In that case, where the U.S. House of Representatives sought Trump’s tax returns, the delineation between executive privilege and the separation of powers was put to the test. The high court ultimately found that when resolving legislative and executive branch disputes, a request for private information from the executive means that Congress must be using that information to fulfill its original purpose: to legislate.
But Mazars did not fully answer questions over claims to executive privilege. This case is unique in that respect.
Trump insists that the committee is not requesting the records for any legislative purpose, but rather to criminally investigate and try him and to use him as a sort of guinea pig to see precisely how far congressional powers can go.
“The President’s unique constitutional positions means that Congress may not look to him as a ‘case study’ for general legislation. [Jan. 6 Committee Chairman Bennie Thompson’s] request openly flouts this rule by admitting that the Committee’s request seeks to ‘identify lessons learned and recommend laws, policies and procedures, rules or regulations necessary… in the future,’ effectively treating President Trump as a test subject,” Binnall wrote.
When U.S. District Judge Tanya Chutkan denied Trump’s previous attempt to block the National Archives from transmitting the records to Congress, she dressed the 45th president down. Chutkan ruled that while Trump was welcome to invoke executive privilege, as was his right, whatever remnants of power might be afforded him as a onetime president did not mean his powers were absolute.
Chutkan found he could not override in full the committee’s power to investigate, and especially so when incumbent President Joe Biden did not claim executive privilege over the sensitive documents.
“His position that he may override the express will of the executive branch appears to be premised on the notion that his executive power ‘exists in perpetuity,’” Chutkan wrote of Trump. “But presidents are not kings, and the plaintiff is not president.”
Trump’s attorney was quick to retort Tuesday: “President’s are not kings, yet congressional power is not limitless, regardless of presidential dictate.”
And in a jab at President Biden, Binnall continued: “When the Supreme Court noted that executive privilege exists for the benefit of the Republic, it meant the People’s interest in a functioning government, not the whims of the sitting President who may be unable see past his own political considerations.”
Trump, he added, is not attempting to forgo disclosure of the records because of “some wrongdoing, as such wrongdoing never occurred,” Binnall wrote.
“Rather, the request’s abject failure to identify proposed legislation and why the president’s information will advance such legislation are evidence that the committee’s request has an improper law enforcement purpose that its fundamental nature is plainly for law enforcement purposes,” he said.

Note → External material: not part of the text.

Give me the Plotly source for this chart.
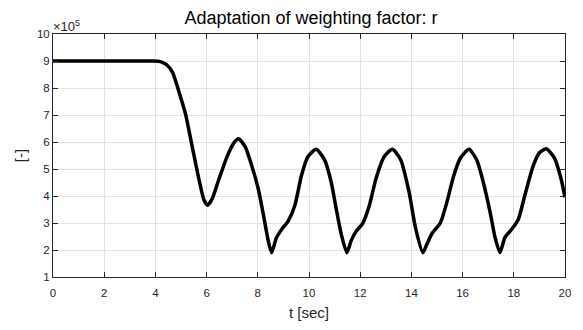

Considering Tuesday’s appeal, Chad Oldfather, a professor of law at Marquette University Law School, told Daily Kos in an email Tuesday that it is “difficult to predict precisely how this will come out because this is an area where there’s not a lot of law in the sense of past judicial decisions that can be drawn on to provide precise guidance.”
“The reason for that is that for the most part, in the past, Congress and the President were able to work these things out without the need to resort to the courts. And one of the reasons they were able to work things out was that both sides to such requests shared an understanding that the other side was acting in good faith,” Marquette wrote. “That sort of understanding is, of course, nowhere to be found these days.”
Oldfather also remarked on the irony of arguments presented to the appeals court.
“One of the Trump team arguments is that allowing Congress to succeed with such a broad request would shift the balance of power too much. But the same can be said about the over-aggressive claims of executive privilege, which the Trump administration has consistently made. Concerns about overreach on both sides are real, and the trick for a court is to figure out how to draw a principled line,” Oldfather said.
Principles aside, Trump, for now, rigorously maintains that the committee’s requests are “supercilious.”
“If this Court were to accept the rationale of the district court, it would lead to the erosion and eventual destruction both of the separation of powers concerns underlying Mazars and executive privilege. In their place, Congress would be vested with an unprecedented—and unconstitutional—power of inquisition,” Binall wrote.
And as he has so often done, Trump appeared ready yet again to rely on delay as a legal tactic.
“Unlike the irreparable harm President Trump will suffer absent interim relief, defendants would suffer no harm by delaying production while the parties litigate the request’s validity. There will not be another Presidential transition for more than three years; Congress has time to allow the courts to consider this expedited appeal while it continues to legislate,” Binnall wrote.
Oral arguments are slated at the appeals court for Nov. 30. At that time, judges will consider the question of whether or not to keep the temporary block now applied to the National Archives in place, even as Trump’s claims of executive privilege are reviewed.
If the appeals court decides to release that hold, Trump will likely file another appeal, kicking the case up to the U.S. Supreme Court.
A representative for the Jan. 6 committee did not immediately respond to request for comment on Tuesday.